Michael Stoll / 20.09.2019

Warum sind sich Links- und Rechtsextreme so ähnlich? Weil sie aus dem selben Loch kommen, weil sie die selben Wurzeln haben. Die Nationalsozialisten haben sich selbst als links verortet, bürgerliche Tugenden, wie Recht, Freiheit, Individualismus, waren ihnen zuwider. Der eigentlich linke Rechtsextremismus, gerne fälschlicherweise zu “Rechts” eingekürzt, hat mit den Konservativen nichts, aber auch gar nichts gemein. Wen sollen konservativ denkende Menschen, die das Land erhalten und bewahren möchten, denn wählen, wenn sich die Union auf die linke, selbstzerstörerische Seite verabschiedet hat und die Liberalen gemeinsam mit den Antiliberalen heulen, nur damit sie keine Negativschlagzeilen im Staatsfunk und in der Einheitspresse erzeugen? Ob Höcke ein Nationalromantiker, wie Gauland sagt, oder ein Nationalsozialist ist, vermag ich nicht zu sagen, aber wenn Alice Weidel, von den antiliberalen Pseudodemokraten goutiert, im Staatsfunk als “Nazischlampe” bezeichnet wird, geht mir, angesichts des leichtfertigen Umgangs mit diesen Begriffen, der Hut hoch.

Marc Blenk / 20.09.2019

Liebe Frau Lengsfeld, sie sind eine Ikone der Demokratie und des Einsatzes für die Freiheit. Und ich bin ein großer Verehrer ihrer Person und Integrität. Nur manchmal und gerade deswegen mache ich mir Sorgen um Sie. Es muss, und ich meine das ohne jede Ironie, für Sie der reinste Horror gewesen sein, ein viertklassiges Buch eines linken Trittbrettfahrers, Dummschwätzers und gewohnheitsmäßigen Demokratiefeindes in ganzer Länge zu lesen, wenn man so sensibel ist, wie sie es nun mal sind. Wäre ich ihr Berater oder Coach, würde ich Ihnen solche Lektüre verbieten. Es bleibt ja noch genug anderes Material für Ihre kluge Ideologiekritik übrig, das einen zwar ebenfalls in den Wahnsinn treibt, aber doch nicht ganz so sehr. Das Buch dieses Mannes jedenfalls ist es gar nicht wert, mit Ihren Reflexionen bedacht zu werden.

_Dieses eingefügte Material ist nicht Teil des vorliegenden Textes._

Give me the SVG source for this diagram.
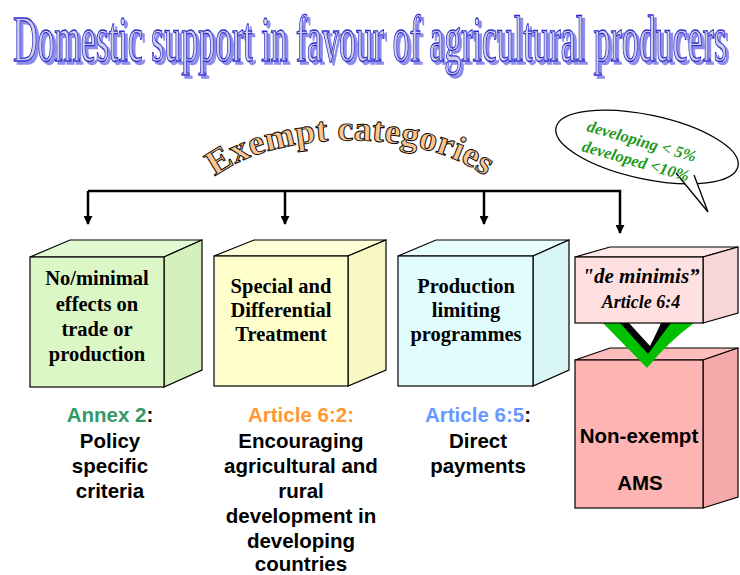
<svg xmlns="http://www.w3.org/2000/svg" width="740" height="575" viewBox="0 0 740 575">
  <style>
    .edge { stroke: #000; stroke-width: 1.2; stroke-linejoin: miter; }
    .btxt { font-family: "Liberation Serif", "Times New Roman", serif; font-weight: bold; font-size: 20.5px; text-anchor: middle; fill: #000; }
    .lbl { font-family: "Liberation Sans", Arial, sans-serif; font-weight: bold; font-size: 20.5px; text-anchor: middle; fill: #000; }
    .conn { stroke: #000; stroke-width: 2.5; fill: none; }
    .green { fill: #339966; }
    .orange { fill: #ff9933; }
    .blue { fill: #6699ff; }
  </style>
  <defs>
    <marker id="arrow" viewBox="0 0 10 10" refX="9" refY="5" markerWidth="3.6" markerHeight="3.6" orient="auto" markerUnits="strokeWidth">
      <path d="M0,0 L10,5 L0,10 Z" fill="#000"/>
    </marker>
    <path id="arc" d="M198,194 A160,78 0 0 1 502,194"/>
    <filter id="titleShadow" x="-5%" y="-20%" width="110%" height="150%">
      <feOffset in="SourceAlpha" dx="3" dy="3" result="off"/>
      <feFlood flood-color="#8c8cec"/>
      <feComposite in2="off" operator="in" result="shadow"/>
      <feMerge>
        <feMergeNode in="shadow"/>
        <feMergeNode in="SourceGraphic"/>
      </feMerge>
    </filter>
  </defs>

  <rect width="740" height="575" fill="#fff"/>

  <!-- title (condensed WordArt style) -->
  <g id="title">
    <text x="13" y="61" filter="url(#titleShadow)" font-family="'Liberation Serif', 'Times New Roman', serif" font-size="66" textLength="714" lengthAdjust="spacingAndGlyphs" fill="#cfcfe6" stroke="#2a2ad0" stroke-width="1.3">Domestic support in favour of agricultural producers</text>
  </g>

  <!-- arched heading -->
  <g id="heading">
    <text font-family="'Liberation Serif', 'Times New Roman', serif" font-weight="bold" font-size="35" fill="#fcc48e" stroke="#000" stroke-width="0.9">
      <textPath href="#arc" startOffset="50%" text-anchor="middle" textLength="284" lengthAdjust="spacingAndGlyphs">Exempt categories</textPath>
    </text>
  </g>

  <!-- speech bubble -->
  <g id="bubble">
    <ellipse cx="647" cy="147" rx="93" ry="32" transform="rotate(12 647 147)" fill="#fff" stroke="#000" stroke-width="1.3"/>
    <path d="M676,173 L708,212 L694,175" fill="#fff" stroke="#000" stroke-width="1.3" stroke-linejoin="miter"/>
    <g font-family="'Liberation Serif', 'Times New Roman', serif" font-weight="bold" font-style="italic" font-size="16.5" fill="#1f9a1f">
      <text x="586" y="131" transform="rotate(16 586 131)">developing &lt; 5%</text>
      <text x="581" y="151" transform="rotate(16 581 151)">developed &lt;10%</text>
    </g>
  </g>

  <!-- connectors -->
  <g id="connectors">
    <polyline class="conn" points="88,191 620,191 620,233" marker-end="url(#arrow)"/>
    <line class="conn" x1="88" y1="191" x2="88" y2="224" marker-end="url(#arrow)"/>
    <line class="conn" x1="285" y1="191" x2="285" y2="224" marker-end="url(#arrow)"/>
    <line class="conn" x1="484" y1="191" x2="484" y2="224" marker-end="url(#arrow)"/>
  </g>

  <!-- cube 1 -->
  <g id="box-annex2">
    <polygon class="edge" points="30,257 70,240 202,240 164,257" fill="#e3f9d2"/>
    <polygon class="edge" points="164,257 202,240 202,370 164,387" fill="#d3f0bd"/>
    <rect class="edge" x="30" y="257" width="134" height="130" fill="#dcf7c6"/>
    <text class="btxt" x="97" y="285">No/minimal</text>
    <text class="btxt" x="97" y="311">effects on</text>
    <text class="btxt" x="97" y="336">trade or</text>
    <text class="btxt" x="97" y="361">production</text>
  </g>

  <!-- cube 2 -->
  <g id="box-sdt">
    <polygon class="edge" points="214,256 254,240 386,240 348,256" fill="#ffffd6"/>
    <polygon class="edge" points="348,256 386,240 386,370 348,386" fill="#f8f8c4"/>
    <rect class="edge" x="214" y="256" width="134" height="130" fill="#ffffcc"/>
    <text class="btxt" x="281" y="293">Special and</text>
    <text class="btxt" x="281" y="317">Differential</text>
    <text class="btxt" x="281" y="341">Treatment</text>
  </g>

  <!-- cube 3 -->
  <g id="box-plp">
    <polygon class="edge" points="398,256 436,240 569,240 533,256" fill="#e8ffff"/>
    <polygon class="edge" points="533,256 569,240 569,370 533,386" fill="#d8f6f6"/>
    <rect class="edge" x="398" y="256" width="135" height="130" fill="#e0fcfc"/>
    <text class="btxt" x="466" y="293">Production</text>
    <text class="btxt" x="466" y="317">limiting</text>
    <text class="btxt" x="466" y="341">programmes</text>
  </g>

  <!-- cube 5: non-exempt -->
  <g id="box-ams">
    <polygon class="edge" points="575,360 610,348 738,348 703,360" fill="#ffbcbc"/>
    <polygon class="edge" points="703,360 738,348 738,497 703,508" fill="#f4aaaa"/>
    <rect class="edge" x="575" y="360" width="128" height="148" fill="#ffb4b4"/>
    <text class="lbl" x="639" y="443" font-size="21.5">Non-exempt</text>
    <text class="lbl" x="640" y="490" font-size="24">AMS</text>
  </g>

  <!-- bent green arrow from de minimis into AMS -->
  <g id="arrow-deminimis">
    <path d="M618,323 L629,323 L650,346 Q657,332 661,323 L673,323 Q662,338 649,356 Z" fill="#000"/>
    <path d="M603,323 L620,323 L648,354 Q661,336 671,323 L694,323 Q668,342 647,368 Z" fill="#00c000"/>
  </g>

  <!-- cube 4: de minimis -->
  <g id="box-deminimis">
    <polygon class="edge" points="575,257 610,247 738,247 703,257" fill="#ffe8e8"/>
    <polygon class="edge" points="703,257 738,247 738,313 703,323" fill="#f6d6d6"/>
    <rect class="edge" x="575" y="257" width="128" height="66" fill="#ffe0e0"/>
    <text x="641" y="283" font-family="'Liberation Serif', 'Times New Roman', serif" font-weight="bold" font-style="italic" font-size="21" text-anchor="middle">"de minimis”</text>
    <text x="641" y="308" font-family="'Liberation Serif', 'Times New Roman', serif" font-weight="bold" font-style="italic" font-size="18" text-anchor="middle">Article 6:4</text>
  </g>

  <!-- legal references -->
  <g id="label-annex2">
    <text class="lbl" x="110" y="422"><tspan class="green">Annex 2</tspan>:</text>
    <text class="lbl" x="110" y="448">Policy</text>
    <text class="lbl" x="110" y="473">specific</text>
    <text class="lbl" x="110" y="498">criteria</text>
  </g>
  <g id="label-art62">
    <text class="lbl" x="301" y="422"><tspan class="orange">Article 6:2:</tspan></text>
    <text class="lbl" x="301" y="448">Encouraging</text>
    <text class="lbl" x="301" y="473">agricultural and</text>
    <text class="lbl" x="301" y="498">rural</text>
    <text class="lbl" x="301" y="523">development in</text>
    <text class="lbl" x="301" y="548">developing</text>
    <text class="lbl" x="301" y="571">countries</text>
  </g>
  <g id="label-art65">
    <text class="lbl" x="478" y="422"><tspan class="blue">Article 6:5</tspan>:</text>
    <text class="lbl" x="478" y="448">Direct</text>
    <text class="lbl" x="478" y="473">payments</text>
  </g>
</svg>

Ludwig Reiners / 20.09.2019

Ich bin der Ansicht, daß sich die Haltung der Altparteien keinen Deut ändern würde, wenn “sich die AfD von Höcke und seinem Flügel trennen” würde.  Welches Verhalten der Altparteien, welche Zusagen der Altparteien geben Anlaß zu der Annahme? Ich denke, daß nach einer Trennung von Höcke eine Trennung von einem weiteren und dann noch einem weiteren und weiteren Parteimitglied gefordert werden würde. Die Trennungsforderung ist ein übler Trick, mit dem sich viele an der Nase herumführen lassen.